### The task
Find the lines below that contain the string "chart". Copy each one.

### Materials provided

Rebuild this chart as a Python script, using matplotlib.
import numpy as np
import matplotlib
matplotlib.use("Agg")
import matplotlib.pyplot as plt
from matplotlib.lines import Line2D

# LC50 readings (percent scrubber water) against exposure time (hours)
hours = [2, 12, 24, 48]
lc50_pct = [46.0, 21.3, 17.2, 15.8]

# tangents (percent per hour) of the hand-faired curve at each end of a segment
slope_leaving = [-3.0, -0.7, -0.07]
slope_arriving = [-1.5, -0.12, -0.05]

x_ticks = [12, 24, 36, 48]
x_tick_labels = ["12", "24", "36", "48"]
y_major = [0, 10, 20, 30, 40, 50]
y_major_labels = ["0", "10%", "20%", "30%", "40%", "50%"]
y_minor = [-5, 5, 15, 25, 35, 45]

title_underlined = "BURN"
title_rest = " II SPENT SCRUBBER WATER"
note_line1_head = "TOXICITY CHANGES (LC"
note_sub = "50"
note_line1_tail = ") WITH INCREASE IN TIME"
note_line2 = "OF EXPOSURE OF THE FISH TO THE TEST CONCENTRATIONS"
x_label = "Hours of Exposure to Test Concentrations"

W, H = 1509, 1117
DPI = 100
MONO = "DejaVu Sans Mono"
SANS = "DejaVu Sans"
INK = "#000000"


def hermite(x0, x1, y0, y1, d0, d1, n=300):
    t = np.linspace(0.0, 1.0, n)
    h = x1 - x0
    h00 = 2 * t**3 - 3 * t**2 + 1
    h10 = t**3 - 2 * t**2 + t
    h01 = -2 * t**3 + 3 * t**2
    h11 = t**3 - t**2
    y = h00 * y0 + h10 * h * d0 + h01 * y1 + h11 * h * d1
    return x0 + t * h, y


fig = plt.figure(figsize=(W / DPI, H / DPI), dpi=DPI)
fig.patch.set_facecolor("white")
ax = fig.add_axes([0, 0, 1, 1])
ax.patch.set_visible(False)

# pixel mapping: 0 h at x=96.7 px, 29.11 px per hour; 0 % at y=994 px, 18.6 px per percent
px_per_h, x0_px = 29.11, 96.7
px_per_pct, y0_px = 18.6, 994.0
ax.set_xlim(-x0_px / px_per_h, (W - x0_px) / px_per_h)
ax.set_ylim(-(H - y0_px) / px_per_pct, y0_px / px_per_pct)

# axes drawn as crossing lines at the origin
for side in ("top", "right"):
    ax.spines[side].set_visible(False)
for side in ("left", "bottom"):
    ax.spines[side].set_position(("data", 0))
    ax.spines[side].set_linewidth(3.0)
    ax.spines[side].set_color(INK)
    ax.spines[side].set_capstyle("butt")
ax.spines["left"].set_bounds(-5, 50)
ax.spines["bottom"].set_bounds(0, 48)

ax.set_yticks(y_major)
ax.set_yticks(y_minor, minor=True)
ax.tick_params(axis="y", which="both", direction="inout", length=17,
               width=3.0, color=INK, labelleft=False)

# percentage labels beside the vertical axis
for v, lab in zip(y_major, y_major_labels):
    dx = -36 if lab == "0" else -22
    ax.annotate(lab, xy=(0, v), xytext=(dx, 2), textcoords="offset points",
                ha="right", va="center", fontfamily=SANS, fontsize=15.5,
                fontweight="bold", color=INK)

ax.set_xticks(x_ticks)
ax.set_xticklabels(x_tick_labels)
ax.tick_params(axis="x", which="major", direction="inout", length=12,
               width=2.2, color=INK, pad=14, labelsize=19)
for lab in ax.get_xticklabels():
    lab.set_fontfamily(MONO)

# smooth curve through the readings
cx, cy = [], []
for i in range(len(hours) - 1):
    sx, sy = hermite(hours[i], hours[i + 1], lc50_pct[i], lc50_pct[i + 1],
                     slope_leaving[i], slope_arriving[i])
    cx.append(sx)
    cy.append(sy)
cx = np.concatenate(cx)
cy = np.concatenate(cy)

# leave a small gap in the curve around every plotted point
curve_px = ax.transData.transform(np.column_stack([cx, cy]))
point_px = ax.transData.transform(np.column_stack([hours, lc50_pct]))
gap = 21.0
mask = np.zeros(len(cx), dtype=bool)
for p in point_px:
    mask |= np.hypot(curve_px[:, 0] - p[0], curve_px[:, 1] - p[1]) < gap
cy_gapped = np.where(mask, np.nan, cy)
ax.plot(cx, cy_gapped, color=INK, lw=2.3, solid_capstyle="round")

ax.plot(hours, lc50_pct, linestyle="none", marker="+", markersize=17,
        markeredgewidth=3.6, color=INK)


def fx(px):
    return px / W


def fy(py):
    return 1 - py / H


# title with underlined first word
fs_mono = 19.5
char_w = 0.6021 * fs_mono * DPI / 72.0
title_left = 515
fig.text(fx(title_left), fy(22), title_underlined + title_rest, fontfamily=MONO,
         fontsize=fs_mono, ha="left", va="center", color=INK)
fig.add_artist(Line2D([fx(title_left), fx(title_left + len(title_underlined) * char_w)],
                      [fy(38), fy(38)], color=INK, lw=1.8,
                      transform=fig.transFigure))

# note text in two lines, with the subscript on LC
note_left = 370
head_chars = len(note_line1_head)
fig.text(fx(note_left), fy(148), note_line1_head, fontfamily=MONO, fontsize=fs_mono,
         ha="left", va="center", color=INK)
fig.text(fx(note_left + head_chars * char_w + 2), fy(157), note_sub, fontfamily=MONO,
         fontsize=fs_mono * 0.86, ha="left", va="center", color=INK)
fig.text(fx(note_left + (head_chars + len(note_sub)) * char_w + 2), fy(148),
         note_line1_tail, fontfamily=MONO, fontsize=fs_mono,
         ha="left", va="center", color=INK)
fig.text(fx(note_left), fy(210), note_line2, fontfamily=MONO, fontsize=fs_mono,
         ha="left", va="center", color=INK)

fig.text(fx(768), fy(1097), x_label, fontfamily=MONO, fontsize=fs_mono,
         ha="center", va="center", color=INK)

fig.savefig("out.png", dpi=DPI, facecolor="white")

* * *

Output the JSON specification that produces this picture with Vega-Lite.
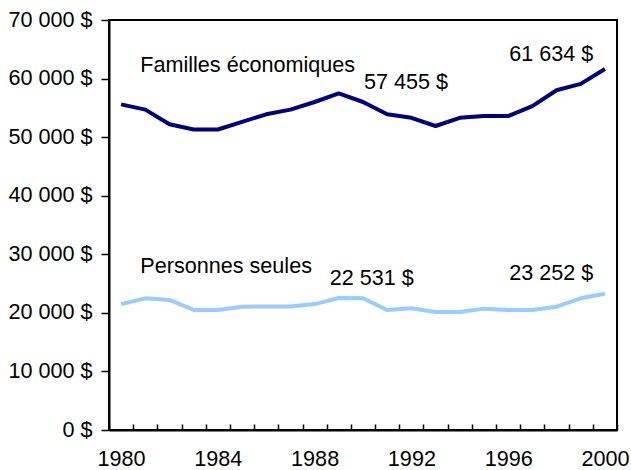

--

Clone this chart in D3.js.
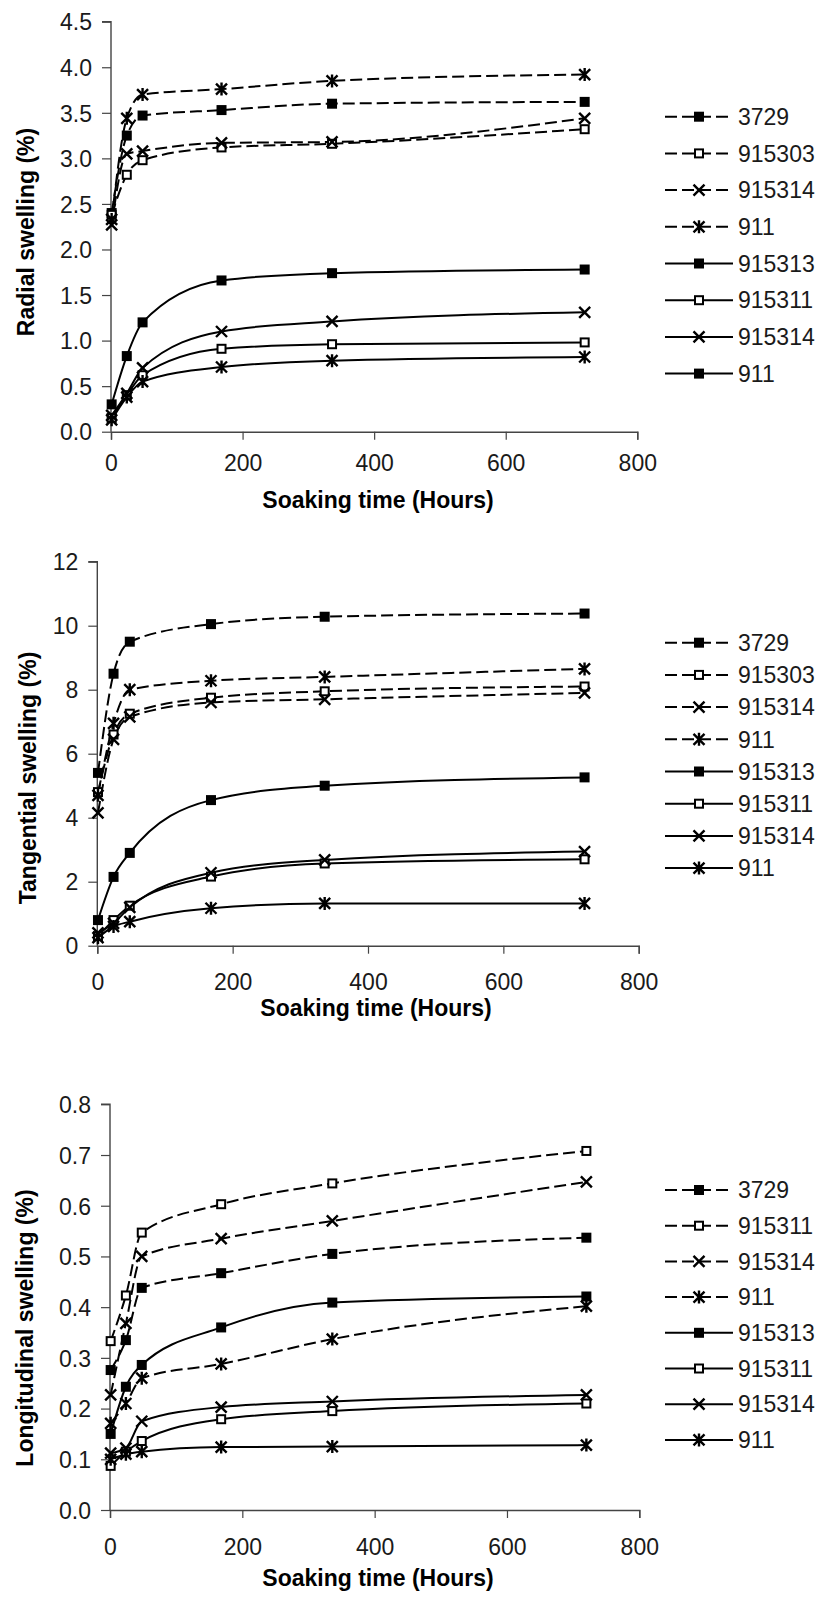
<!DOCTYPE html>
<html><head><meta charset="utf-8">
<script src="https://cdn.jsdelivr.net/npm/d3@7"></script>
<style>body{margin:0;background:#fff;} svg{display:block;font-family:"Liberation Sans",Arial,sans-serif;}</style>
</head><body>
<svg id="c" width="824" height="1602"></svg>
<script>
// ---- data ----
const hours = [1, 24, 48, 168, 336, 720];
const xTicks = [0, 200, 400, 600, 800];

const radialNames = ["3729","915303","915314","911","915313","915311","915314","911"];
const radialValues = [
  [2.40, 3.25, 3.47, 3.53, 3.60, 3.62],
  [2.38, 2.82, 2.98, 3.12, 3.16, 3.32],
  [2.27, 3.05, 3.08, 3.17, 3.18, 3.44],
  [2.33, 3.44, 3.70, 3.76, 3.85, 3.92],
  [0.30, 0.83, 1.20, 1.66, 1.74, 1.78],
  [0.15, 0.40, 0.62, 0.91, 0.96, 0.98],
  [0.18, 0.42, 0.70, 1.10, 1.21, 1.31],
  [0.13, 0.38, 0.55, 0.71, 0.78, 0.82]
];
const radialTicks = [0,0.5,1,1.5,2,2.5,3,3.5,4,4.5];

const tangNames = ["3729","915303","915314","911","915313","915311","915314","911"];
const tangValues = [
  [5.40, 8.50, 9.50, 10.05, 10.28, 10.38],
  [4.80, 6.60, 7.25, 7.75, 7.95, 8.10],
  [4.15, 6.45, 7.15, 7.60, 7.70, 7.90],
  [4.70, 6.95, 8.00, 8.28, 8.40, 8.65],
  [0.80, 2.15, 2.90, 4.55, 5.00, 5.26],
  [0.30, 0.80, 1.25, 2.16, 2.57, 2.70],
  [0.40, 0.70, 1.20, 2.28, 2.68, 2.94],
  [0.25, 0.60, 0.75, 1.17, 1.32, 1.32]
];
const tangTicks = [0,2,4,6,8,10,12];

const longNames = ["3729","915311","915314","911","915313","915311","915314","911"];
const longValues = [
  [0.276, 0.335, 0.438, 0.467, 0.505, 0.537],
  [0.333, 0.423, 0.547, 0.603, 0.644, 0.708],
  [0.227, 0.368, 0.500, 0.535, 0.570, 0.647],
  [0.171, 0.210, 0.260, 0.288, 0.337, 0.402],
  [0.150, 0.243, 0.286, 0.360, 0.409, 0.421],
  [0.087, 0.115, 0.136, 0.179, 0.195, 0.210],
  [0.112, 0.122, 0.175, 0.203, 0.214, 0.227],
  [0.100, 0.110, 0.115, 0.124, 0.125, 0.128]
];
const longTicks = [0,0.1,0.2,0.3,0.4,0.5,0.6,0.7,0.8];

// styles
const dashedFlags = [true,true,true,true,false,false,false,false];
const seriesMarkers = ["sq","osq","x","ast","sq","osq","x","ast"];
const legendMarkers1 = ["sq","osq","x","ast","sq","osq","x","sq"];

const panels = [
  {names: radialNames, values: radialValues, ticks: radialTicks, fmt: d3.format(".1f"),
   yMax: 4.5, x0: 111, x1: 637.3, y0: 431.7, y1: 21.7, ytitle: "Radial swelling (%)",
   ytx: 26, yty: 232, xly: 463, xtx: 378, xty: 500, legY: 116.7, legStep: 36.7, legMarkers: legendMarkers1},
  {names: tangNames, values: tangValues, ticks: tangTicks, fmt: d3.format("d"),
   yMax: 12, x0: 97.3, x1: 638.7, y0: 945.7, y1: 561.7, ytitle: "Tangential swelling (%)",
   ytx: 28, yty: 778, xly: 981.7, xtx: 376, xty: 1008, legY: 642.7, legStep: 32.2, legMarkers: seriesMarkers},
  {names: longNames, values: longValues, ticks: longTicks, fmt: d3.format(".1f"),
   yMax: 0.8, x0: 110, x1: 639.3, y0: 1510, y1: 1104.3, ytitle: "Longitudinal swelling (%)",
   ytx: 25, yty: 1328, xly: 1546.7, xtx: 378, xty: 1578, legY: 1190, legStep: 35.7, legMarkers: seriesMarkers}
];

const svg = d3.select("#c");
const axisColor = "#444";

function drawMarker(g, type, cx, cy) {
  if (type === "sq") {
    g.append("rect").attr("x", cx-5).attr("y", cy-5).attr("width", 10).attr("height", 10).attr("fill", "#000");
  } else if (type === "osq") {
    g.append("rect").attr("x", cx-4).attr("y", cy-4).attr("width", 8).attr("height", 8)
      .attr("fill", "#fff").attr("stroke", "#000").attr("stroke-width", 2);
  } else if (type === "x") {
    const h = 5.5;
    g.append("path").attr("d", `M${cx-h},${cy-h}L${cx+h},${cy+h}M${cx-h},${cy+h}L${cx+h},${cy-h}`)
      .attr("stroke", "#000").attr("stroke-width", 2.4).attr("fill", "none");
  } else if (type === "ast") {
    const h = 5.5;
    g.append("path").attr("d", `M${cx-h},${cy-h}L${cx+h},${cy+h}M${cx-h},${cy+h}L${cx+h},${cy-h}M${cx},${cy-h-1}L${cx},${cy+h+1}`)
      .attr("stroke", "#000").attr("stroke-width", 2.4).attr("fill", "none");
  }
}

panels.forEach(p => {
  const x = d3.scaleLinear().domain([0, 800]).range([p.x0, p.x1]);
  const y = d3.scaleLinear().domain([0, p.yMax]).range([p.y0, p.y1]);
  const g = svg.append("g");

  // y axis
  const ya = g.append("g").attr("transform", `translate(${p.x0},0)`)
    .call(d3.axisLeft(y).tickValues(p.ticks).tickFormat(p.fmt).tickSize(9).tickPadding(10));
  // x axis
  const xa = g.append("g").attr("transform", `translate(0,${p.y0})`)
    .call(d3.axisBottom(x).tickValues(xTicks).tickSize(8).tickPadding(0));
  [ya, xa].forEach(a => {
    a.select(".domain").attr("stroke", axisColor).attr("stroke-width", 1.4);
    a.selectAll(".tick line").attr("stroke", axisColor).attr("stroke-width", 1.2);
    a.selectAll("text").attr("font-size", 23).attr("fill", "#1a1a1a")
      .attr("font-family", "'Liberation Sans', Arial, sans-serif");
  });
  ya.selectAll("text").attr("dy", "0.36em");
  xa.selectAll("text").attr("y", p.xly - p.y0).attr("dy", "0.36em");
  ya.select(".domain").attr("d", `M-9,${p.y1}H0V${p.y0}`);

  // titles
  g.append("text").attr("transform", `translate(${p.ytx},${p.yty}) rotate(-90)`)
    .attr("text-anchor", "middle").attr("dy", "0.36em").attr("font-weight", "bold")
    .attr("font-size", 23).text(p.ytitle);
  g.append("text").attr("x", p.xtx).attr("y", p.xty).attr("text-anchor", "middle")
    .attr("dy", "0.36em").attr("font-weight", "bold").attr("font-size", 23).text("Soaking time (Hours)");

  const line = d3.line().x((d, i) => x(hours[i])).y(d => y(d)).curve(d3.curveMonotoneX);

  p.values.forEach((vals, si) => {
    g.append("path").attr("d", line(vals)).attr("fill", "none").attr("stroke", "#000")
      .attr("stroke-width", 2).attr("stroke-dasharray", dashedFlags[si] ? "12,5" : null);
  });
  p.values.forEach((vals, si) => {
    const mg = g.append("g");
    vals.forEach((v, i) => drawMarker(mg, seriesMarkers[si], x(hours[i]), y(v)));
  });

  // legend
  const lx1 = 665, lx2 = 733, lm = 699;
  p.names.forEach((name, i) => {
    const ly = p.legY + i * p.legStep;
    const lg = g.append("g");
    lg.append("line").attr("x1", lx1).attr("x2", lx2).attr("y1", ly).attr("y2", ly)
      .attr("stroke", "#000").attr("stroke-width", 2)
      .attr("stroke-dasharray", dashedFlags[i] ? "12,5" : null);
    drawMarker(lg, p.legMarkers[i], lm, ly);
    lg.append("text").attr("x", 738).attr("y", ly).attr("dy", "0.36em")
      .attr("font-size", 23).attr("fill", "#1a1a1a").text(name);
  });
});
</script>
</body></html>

### Exercise output
Rebuild this chart as a Python script, using matplotlib.
Clone this chart in D3.js.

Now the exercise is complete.